As to fore mentioned the German high command did not distinguish between three variations of German helmets. All three variations would see service until the end of the war, but the M42 with almost three full years of mass production would be the most common helmet of the war. Still this does not mean that starting in June of 1942 that everyone got one of those helmets. Production lags and distribution time would have take weeks if not months and it is likely that M42s did not show up en masse until late 1942 if not 1943. Therefore few of these helmets made appearances during the major battle of 1942. It maybe possible that a few M42s did mange to make it to North African before the end of that campaign. If they were worn though it would have been near the end in Tunisia. Yet by mid 1943 original photos do start to show their usage in increasingly large numbers.
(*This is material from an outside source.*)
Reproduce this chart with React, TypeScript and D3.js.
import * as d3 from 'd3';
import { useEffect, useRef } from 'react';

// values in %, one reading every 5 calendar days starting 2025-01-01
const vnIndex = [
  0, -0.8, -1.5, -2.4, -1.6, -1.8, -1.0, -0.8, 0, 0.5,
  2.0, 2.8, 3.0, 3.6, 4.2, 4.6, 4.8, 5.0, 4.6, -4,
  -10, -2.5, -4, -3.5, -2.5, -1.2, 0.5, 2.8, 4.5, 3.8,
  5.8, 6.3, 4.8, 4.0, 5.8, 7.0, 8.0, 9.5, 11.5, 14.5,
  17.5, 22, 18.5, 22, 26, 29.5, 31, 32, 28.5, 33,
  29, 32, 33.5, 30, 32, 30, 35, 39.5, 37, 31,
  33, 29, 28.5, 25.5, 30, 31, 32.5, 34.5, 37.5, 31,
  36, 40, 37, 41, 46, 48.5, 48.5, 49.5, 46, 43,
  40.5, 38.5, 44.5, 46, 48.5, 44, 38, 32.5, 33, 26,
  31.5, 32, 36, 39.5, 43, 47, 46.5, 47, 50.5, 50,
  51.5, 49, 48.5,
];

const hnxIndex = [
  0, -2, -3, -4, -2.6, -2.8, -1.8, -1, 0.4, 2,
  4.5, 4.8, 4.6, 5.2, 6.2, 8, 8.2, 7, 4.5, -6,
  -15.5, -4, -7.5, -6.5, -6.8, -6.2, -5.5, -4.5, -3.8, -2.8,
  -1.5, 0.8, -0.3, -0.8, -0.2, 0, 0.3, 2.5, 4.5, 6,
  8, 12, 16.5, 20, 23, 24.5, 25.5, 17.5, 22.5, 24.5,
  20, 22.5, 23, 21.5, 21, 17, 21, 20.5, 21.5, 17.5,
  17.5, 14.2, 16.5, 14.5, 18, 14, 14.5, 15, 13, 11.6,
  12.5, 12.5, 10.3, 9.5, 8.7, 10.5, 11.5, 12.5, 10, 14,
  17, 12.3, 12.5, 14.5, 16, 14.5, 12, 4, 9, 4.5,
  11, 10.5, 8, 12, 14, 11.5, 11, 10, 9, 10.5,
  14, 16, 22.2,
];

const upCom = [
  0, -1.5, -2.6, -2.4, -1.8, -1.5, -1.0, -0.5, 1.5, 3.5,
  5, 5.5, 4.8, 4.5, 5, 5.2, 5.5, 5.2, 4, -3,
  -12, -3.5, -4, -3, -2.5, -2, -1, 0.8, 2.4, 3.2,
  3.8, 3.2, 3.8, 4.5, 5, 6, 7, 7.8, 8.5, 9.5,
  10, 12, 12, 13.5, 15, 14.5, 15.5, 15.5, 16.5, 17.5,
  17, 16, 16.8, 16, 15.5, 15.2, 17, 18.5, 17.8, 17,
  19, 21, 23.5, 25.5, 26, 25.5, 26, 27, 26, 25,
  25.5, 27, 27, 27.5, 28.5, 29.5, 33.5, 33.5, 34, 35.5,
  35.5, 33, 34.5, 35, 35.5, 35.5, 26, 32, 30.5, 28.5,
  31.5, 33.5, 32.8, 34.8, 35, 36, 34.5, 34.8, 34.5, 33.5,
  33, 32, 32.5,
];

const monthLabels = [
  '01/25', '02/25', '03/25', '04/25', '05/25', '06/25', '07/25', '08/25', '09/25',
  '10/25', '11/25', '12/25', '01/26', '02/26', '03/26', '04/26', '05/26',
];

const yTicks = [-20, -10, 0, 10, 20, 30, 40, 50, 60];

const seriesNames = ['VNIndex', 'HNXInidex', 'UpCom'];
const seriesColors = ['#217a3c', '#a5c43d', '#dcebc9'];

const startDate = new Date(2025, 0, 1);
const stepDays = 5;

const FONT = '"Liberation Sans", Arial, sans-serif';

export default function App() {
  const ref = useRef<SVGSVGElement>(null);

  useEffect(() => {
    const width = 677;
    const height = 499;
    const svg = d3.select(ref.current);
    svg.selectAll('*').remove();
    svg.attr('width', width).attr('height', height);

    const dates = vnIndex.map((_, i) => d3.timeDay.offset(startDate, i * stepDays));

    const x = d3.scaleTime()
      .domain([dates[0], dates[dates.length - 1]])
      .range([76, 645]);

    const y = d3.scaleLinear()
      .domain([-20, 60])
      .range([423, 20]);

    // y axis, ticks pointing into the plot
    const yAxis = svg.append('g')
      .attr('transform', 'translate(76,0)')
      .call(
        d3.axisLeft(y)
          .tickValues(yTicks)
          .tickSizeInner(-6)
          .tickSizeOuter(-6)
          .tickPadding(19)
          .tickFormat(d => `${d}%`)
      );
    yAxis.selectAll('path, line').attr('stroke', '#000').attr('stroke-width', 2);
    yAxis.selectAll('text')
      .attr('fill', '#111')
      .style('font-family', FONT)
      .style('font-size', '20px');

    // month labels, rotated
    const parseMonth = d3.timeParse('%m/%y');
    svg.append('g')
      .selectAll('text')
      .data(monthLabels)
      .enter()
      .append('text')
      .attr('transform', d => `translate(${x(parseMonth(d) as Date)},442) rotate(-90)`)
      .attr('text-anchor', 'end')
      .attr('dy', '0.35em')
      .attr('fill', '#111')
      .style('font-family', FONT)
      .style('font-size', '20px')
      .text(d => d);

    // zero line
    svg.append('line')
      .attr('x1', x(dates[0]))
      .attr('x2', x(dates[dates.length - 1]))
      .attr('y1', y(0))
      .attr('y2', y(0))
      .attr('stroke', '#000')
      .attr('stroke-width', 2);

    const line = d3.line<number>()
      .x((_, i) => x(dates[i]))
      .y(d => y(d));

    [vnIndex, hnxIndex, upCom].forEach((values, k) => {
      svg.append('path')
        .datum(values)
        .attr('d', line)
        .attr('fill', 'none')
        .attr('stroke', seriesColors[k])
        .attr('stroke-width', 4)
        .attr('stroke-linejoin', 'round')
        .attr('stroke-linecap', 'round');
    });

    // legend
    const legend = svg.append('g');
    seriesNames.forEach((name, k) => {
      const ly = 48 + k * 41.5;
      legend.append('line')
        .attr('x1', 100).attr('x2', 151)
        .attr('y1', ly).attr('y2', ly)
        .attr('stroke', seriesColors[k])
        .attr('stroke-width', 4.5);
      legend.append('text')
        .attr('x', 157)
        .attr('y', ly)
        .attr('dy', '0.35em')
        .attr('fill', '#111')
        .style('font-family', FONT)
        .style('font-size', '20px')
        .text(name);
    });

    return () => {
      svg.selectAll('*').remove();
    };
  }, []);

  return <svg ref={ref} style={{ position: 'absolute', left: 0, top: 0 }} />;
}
In 1944 these helmets would have been common place. Late-war formed units would have mostly received M42s with maybe a few reconditioned M40s and M35s.
The M42 was the last generation of German combat steel helmets. The M42 ended an era that started in 1916 with the first German helmet. While the M42 with it’s simplified raw edge maybe not have been as flashy as it’s predecessors the helmet still did the trick, and protected German soldiers from Kursk to the fall of Berlin.